Another scandal erupted after the ruling when the judges of the Nanterre court alleged that their offices and computers had been searched. President Chirac ordered an administration inquiry commission, composed of high-level magistrates (the vice-president of the Council of State, and the first presidents of the Court of Cassation and the Court of Auditors), to investigate the matter. This decision was criticized because there was no legal nor constitutional basis for it: normally, questions of judicial honesty are handled by the Conseil Supérieur de la Magistrature (CSM), which (politely) protested Chirac's action. The Nanterre judges refused to be heard by the commission, arguing they should see the CSM. The commission concluded that there had been security lapses at the Nanterre court, but did not conclude that there was any wrongdoing. A criminal investigation has also been opened.

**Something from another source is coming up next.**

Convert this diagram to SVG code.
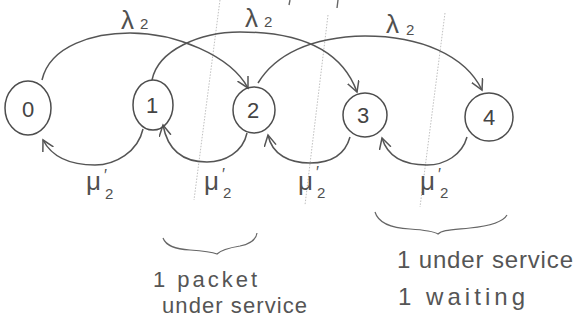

On 3 December 2004, the Court of Cassation ruled that a court of appeals had incorrectly ruled that some cases of employment by or payments received from the City of Paris (under the Chirac and Tiberi administrations) for fictitious work fell under prescription (statute of limitations). The court announced that the cases were now referred to the Versailles Court of Appeals. The current administration of the City of Paris, led by Socialist mayor Bertrand Delanoë, had appealed the prescription ruling before the Court of Cassation. Among the suspects are the deputy of Paris Jean de Gaulle, former minister Robert Pandraud etc.
Xavière Tiberi, the spouse of mayor of Paris Jean Tiberi, received FRF 200,000 (approx. €30,000) for a report on francophonie for the general council of the Essonne département. This 36-page report, possibly written after the payment as a justification, was extremely poorly written and contained numerous spelling and grammatical mistakes.
In 2004, mayor Bertrand Delanoë filed a complaint for the past abuse of City of Paris gardening services for private purposes, estimating the public losses to at least €700,000. Individuals close to the RPR allegedly enjoyed free gardening services from City of Paris employees in their houses of the upscale areas of Paris and suburbs. City supplies were allegedly also taken for private usage.